▸ **Instructions for the task**
Leaving out every picture, copy the lines of the data exactly, from the first through the line containing "(10,\y) -- (782,\y);".

▸ **Exercise inputs**
********
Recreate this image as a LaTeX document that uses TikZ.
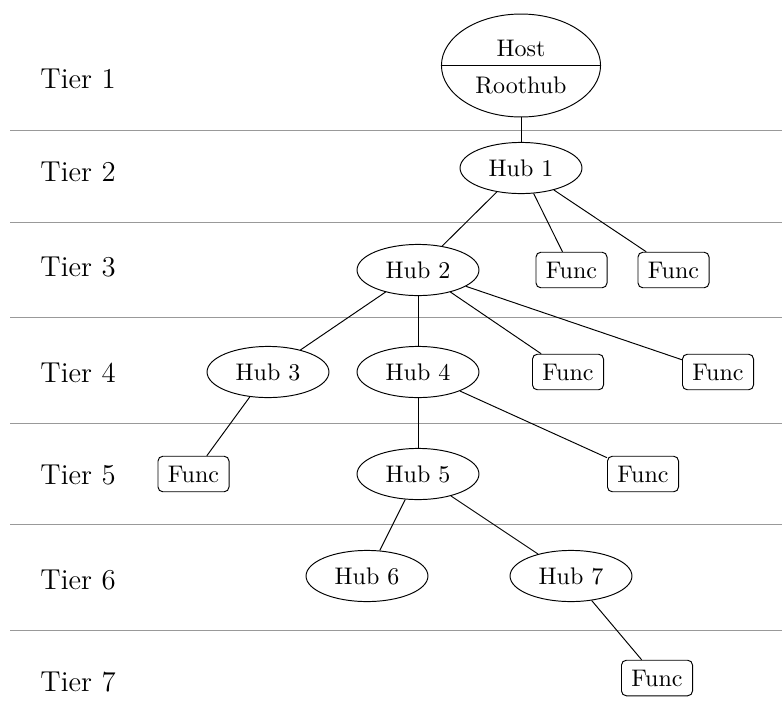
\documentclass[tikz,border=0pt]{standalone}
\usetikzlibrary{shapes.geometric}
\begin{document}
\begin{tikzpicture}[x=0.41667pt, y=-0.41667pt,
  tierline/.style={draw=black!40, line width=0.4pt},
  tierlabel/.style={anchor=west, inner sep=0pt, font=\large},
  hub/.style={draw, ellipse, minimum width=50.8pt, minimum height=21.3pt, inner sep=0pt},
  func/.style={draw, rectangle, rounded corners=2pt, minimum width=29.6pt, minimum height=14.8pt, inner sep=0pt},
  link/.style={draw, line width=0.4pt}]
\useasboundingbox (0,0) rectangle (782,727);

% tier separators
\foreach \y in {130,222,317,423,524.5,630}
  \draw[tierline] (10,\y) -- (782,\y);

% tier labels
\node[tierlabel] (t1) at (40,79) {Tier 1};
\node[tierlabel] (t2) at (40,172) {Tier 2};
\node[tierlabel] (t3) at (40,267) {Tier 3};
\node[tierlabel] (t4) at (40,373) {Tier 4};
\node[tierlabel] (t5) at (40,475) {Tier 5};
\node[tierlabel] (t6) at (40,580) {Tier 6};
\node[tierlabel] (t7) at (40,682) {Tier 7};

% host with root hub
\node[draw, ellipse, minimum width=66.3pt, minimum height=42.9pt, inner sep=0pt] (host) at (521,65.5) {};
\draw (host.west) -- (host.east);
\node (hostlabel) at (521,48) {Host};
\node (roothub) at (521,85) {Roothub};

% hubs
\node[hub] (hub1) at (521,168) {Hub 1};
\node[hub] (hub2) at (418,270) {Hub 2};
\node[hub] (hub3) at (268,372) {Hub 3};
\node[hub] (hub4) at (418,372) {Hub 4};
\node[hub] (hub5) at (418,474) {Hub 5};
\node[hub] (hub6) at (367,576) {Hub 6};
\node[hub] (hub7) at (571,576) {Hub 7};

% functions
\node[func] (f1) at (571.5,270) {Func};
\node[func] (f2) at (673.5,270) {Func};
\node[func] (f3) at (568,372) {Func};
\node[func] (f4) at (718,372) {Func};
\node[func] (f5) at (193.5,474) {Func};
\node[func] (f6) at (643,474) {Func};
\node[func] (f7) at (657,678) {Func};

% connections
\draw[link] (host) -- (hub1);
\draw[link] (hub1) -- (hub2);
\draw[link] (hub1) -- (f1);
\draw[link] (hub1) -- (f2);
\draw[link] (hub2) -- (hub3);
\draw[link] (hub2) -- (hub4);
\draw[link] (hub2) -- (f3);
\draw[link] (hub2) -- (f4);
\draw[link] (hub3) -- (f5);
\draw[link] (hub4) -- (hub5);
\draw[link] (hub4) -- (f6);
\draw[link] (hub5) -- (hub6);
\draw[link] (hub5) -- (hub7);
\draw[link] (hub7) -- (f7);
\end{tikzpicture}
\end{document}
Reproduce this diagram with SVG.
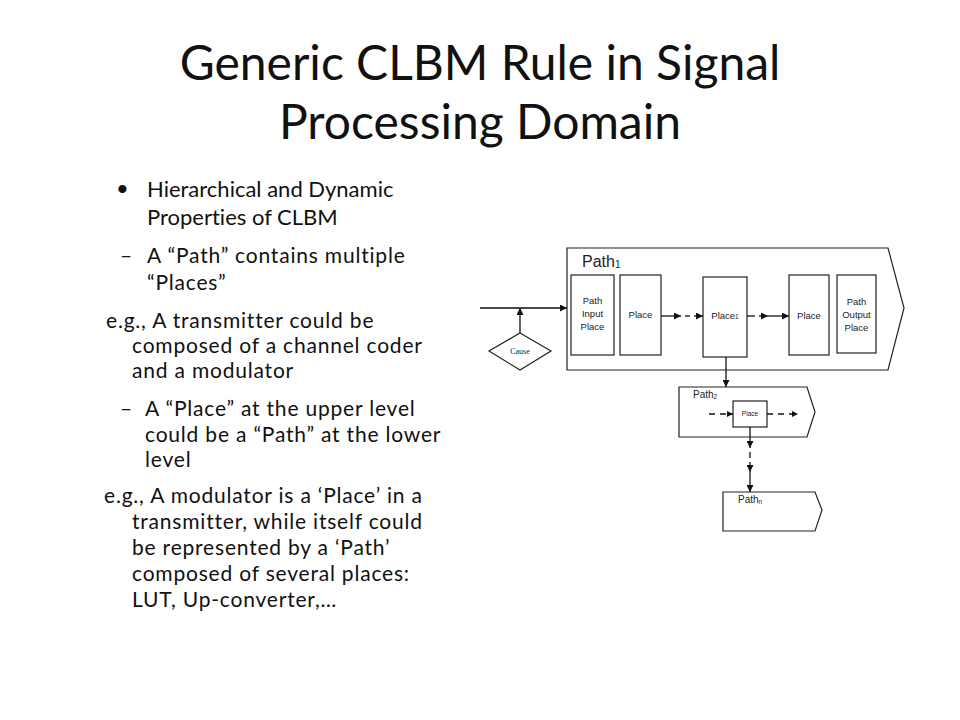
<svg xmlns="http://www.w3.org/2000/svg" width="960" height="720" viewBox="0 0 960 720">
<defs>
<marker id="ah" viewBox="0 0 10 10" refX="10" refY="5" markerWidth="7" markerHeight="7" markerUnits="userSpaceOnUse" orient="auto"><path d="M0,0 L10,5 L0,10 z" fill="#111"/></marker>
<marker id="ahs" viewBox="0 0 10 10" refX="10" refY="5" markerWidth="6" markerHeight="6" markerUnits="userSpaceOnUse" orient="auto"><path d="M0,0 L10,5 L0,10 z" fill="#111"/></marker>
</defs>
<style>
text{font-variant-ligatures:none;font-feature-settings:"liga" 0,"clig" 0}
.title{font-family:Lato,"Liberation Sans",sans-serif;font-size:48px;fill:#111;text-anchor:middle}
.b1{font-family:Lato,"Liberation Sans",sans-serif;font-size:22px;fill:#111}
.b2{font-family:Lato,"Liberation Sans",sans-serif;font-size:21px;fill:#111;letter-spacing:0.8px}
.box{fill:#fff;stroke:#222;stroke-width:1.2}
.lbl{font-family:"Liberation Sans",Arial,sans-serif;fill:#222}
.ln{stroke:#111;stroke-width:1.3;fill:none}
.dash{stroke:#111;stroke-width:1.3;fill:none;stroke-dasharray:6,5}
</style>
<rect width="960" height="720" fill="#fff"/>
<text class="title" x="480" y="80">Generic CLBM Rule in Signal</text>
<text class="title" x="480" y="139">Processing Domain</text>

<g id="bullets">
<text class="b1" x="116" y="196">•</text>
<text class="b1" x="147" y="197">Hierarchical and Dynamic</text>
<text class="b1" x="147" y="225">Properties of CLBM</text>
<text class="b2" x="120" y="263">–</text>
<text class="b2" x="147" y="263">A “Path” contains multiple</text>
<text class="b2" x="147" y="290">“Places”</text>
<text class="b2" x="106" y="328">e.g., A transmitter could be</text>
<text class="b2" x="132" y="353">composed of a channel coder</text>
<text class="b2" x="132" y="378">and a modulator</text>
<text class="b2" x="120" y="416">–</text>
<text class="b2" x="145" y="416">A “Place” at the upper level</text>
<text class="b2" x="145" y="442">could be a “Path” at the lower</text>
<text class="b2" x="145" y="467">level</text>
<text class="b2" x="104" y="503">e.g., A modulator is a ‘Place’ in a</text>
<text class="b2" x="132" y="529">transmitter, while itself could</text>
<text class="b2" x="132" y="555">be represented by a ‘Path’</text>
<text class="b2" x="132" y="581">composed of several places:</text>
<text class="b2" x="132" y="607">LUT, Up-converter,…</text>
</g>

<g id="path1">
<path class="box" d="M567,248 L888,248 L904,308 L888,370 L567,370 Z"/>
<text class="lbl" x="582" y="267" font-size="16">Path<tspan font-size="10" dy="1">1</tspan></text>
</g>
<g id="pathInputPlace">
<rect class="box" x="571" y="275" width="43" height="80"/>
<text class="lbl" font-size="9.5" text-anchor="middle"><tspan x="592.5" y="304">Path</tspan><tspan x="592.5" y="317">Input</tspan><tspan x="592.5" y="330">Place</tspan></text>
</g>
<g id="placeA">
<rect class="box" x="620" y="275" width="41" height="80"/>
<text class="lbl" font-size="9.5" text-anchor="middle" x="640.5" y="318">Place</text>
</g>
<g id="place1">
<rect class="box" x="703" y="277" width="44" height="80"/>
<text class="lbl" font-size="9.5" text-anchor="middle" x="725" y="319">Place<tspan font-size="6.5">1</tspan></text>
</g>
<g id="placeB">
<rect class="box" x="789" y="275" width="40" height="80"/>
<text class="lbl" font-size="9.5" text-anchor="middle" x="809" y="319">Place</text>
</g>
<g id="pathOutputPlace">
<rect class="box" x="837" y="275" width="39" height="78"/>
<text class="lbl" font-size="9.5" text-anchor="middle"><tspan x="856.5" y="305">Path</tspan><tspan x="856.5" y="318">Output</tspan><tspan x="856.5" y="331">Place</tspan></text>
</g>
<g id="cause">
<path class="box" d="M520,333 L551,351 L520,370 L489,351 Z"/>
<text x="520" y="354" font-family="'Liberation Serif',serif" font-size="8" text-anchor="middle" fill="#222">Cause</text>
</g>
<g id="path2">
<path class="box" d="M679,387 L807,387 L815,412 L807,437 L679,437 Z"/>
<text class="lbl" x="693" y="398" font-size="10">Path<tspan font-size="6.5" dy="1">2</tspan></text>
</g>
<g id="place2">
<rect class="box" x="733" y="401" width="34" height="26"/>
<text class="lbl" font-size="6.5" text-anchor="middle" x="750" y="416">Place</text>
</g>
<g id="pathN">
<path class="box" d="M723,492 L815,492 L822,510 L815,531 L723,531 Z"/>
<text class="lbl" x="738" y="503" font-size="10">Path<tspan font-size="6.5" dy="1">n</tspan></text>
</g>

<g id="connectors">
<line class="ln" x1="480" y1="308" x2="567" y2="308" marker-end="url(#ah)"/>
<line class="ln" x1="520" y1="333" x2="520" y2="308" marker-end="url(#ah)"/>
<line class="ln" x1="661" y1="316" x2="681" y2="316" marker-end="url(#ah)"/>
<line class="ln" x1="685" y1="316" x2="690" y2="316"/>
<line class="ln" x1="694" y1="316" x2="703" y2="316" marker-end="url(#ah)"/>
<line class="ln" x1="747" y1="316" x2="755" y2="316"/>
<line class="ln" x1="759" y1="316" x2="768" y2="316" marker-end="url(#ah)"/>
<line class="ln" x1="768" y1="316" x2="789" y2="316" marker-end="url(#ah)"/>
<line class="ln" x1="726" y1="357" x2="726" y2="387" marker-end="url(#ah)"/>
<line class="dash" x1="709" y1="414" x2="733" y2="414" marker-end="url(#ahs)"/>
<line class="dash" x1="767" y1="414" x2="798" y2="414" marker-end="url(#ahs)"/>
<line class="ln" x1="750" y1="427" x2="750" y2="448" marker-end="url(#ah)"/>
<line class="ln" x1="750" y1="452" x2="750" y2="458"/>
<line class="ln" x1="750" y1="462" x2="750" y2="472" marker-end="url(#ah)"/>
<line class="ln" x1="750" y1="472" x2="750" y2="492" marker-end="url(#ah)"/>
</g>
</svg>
********
▸ **Exercise output**
Recreate this image as a LaTeX document that uses TikZ.
\documentclass[tikz,border=0pt]{standalone}
\usetikzlibrary{shapes.geometric}
\begin{document}
\begin{tikzpicture}[x=0.41667pt, y=-0.41667pt,
  tierline/.style={draw=black!40, line width=0.4pt},
  tierlabel/.style={anchor=west, inner sep=0pt, font=\large},
  hub/.style={draw, ellipse, minimum width=50.8pt, minimum height=21.3pt, inner sep=0pt},
  func/.style={draw, rectangle, rounded corners=2pt, minimum width=29.6pt, minimum height=14.8pt, inner sep=0pt},
  link/.style={draw, line width=0.4pt}]
\useasboundingbox (0,0) rectangle (782,727);

% tier separators
\foreach \y in {130,222,317,423,524.5,630}
  \draw[tierline] (10,\y) -- (782,\y);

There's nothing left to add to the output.